Chaos only starts to describe Delhi’s roads, horns are permanantly beeping, for no particular reason or effect. The drive on the left rule seems to just be a suggestion, as do most other traffic rules. Two lanes become three or four when human, horse or ox pulled karts need to be passed. Cows nonchalantly chew the cud in the central reservations of motorways, or when they’re not slowly wandering across lanes of swerving cars and trucks, take a nap in the middle of the road (yes, motorway traffic deftly avoids peacefully sleeping cows…). It’s easy to see why when you rent a car, you also get a driver included, and from the back of our air-conditioned cocoon we watched in awe as the cows, monkeys, pigs, camels, multi-coloured overladen trucks and buses with people on top go by.
The first part of our Indian tour is the golden triangle, Delhi to Jaipur then Agra to see the Taj Mahal and back to Delhi. Jaipur is home to the Amber Palace, a 500 year old sprawling palace that puts most British palaces to shame. Amongst other features were hammocks in every conceivable place, and an elaborate system to ensure that no two of the kings 12 wives or hundreds of concubines visited him at the same time. It was obviously difficult to entertain oneself in the days before TV!

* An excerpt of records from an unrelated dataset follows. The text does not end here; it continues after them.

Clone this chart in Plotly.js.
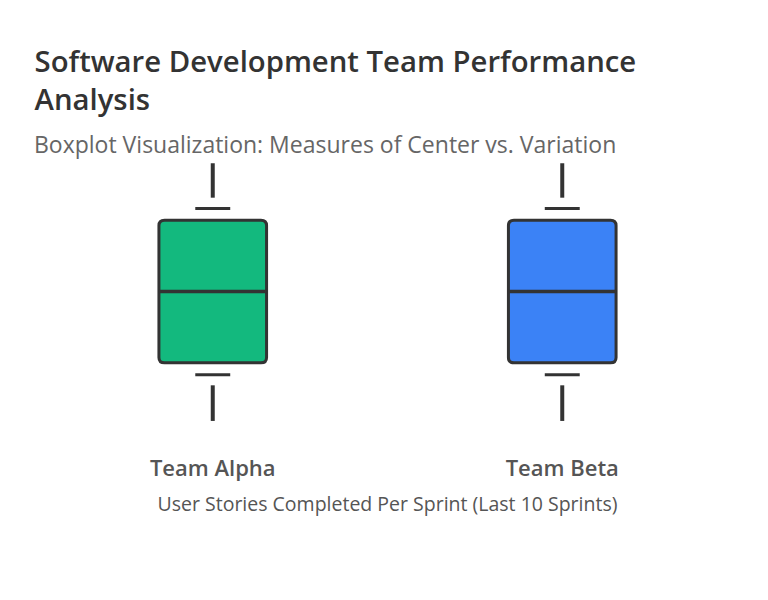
<!DOCTYPE html>
<html>
<head>
<meta charset="utf-8">
<script src="https://cdn.plot.ly/plotly-3.0.1.min.js"></script>
<style>html,body{margin:0;padding:0;background:#fff;}#chart{width:768px;height:600px;}</style>
</head>
<body>
<div id="chart"></div>
<script>
// ---- data ----
const teams = ["Team Alpha", "Team Beta"];
const teamPos = [0, 1];
const q1 = [12, 12];
const median = [18, 18];
const q3 = [24, 24];
const lowerCap = [11, 11];
const upperCap = [25, 25];
const minVal = [7.1, 7.1];
const maxVal = [28.8, 28.8];
const fillColors = ["#13b97e", "#3b82f6"];

// ---- style ----
const ink = "#333333";
const boxHalf = 0.154;
const capHalf = 0.05;
const whiskerGap = 0.9;
const rx = 0.016, ry = 0.45;

const shapes = [];
const traces = [];
teams.forEach((t, i) => {
  const c = teamPos[i];
  const x0 = c - boxHalf, x1 = c + boxHalf, y0 = q1[i], y1 = q3[i];
  const path = `M ${x0+rx},${y1} L ${x1-rx},${y1} Q ${x1},${y1} ${x1},${y1-ry} L ${x1},${y0+ry} Q ${x1},${y0} ${x1-rx},${y0} L ${x0+rx},${y0} Q ${x0},${y0} ${x0},${y0+ry} L ${x0},${y1-ry} Q ${x0},${y1} ${x0+rx},${y1} Z`;
  shapes.push({type: "path", xref: "x", yref: "y", path: path, fillcolor: fillColors[i], line: {color: ink, width: 3}, layer: "above"});
  shapes.push({type: "line", xref: "x", yref: "y", x0: x0, x1: x1, y0: median[i], y1: median[i], line: {color: ink, width: 3.5}, layer: "above"});
  // whiskers
  traces.push({type: "scatter", mode: "lines", x: [c, c, null, c, c], y: [maxVal[i], upperCap[i] + whiskerGap, null, lowerCap[i] - whiskerGap, minVal[i]],
    line: {color: ink, width: 4}, hoverinfo: "skip", showlegend: false, connectgaps: false});
  // caps
  traces.push({type: "scatter", mode: "lines", x: [c - capHalf, c + capHalf, null, c - capHalf, c + capHalf], y: [upperCap[i], upperCap[i], null, lowerCap[i], lowerCap[i]],
    line: {color: ink, width: 3}, hoverinfo: "skip", showlegend: false, connectgaps: false});
});

const layout = {
  width: 768, height: 600,
  paper_bgcolor: "#ffffff", plot_bgcolor: "#ffffff",
  font: {family: "Open Sans, Noto Sans, sans-serif", color: "#555"},
  margin: {l: 37.5, r: 30.5, t: 149, b: 166},
  title: {
    text: "Software Development Team Performance<br>Analysis",
    font: {size: 29.3, color: "#333", weight: 600},
    xref: "container", yref: "container", x: 0.045, xanchor: "left", y: 0.88, yanchor: "top"
  },
  annotations: [{
    text: "Boxplot Visualization: Measures of Center vs. Variation",
    xref: "paper", yref: "paper", x: -0.008, y: 1.018, xanchor: "left", yanchor: "middle",
    showarrow: false, font: {size: 23, color: "#666"}
  }],
  xaxis: {
    range: [-0.5, 1.5], tickvals: teamPos, ticktext: teams,
    tickfont: {size: 22, color: "#555", weight: 600},
    ticklabelstandoff: 19,
    showgrid: false, zeroline: false, showline: false, ticks: "", fixedrange: true,
    title: {text: "User Stories Completed Per Sprint (Last 10 Sprints)", font: {size: 19.5, color: "#555"}, standoff: 16}
  },
  yaxis: {range: [6, 30], visible: false, showgrid: false, zeroline: false, fixedrange: true},
  shapes: shapes,
  showlegend: false
};

Plotly.newPlot("chart", traces, layout, {displayModeBar: false, staticPlot: true});
</script>
</body>
</html>
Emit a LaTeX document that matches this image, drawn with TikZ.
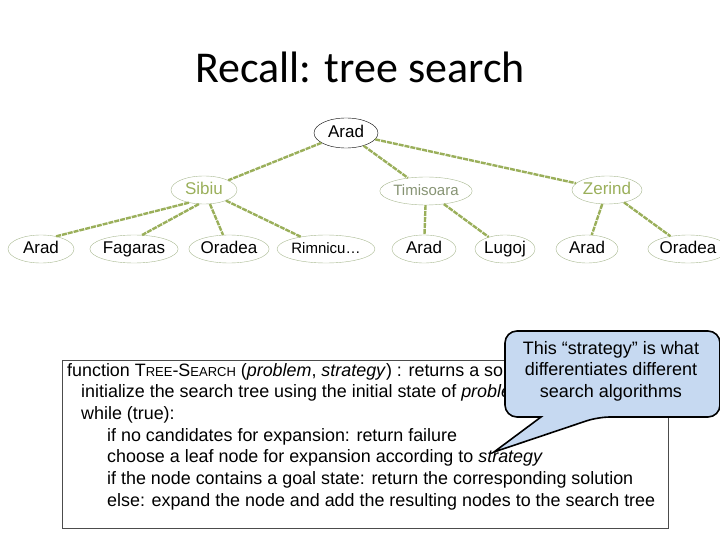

After a delicious Indian lunch (i.e. curry), where we learnt not to order so much just because it’s cheap and tasty, we headed for the present day king’s palace. As we reached the gate, a little turban clad man whipped the top off a straw basket to reveal a cobra, and played his flute to charm the snake. He beckoned us closer, saying that the snake wasn’t poisonous. Closer up, the snake didn’t look so charmed at all, in fact he looked quite irate, proved as he lashed out at the charmer as I walked away.
Jaipur’s streets were still Delhi-esque, but the hotel proved to be a little oasis. Marble floors and a bizarre array of rooms, corridors, and roof-top dining gave the place character. As we sipped our beers, a safe 3 floors above the muddy noise filled streets, we watched monkeys leaping between buildings, pinching laundry as they went. This is more like the India we expected!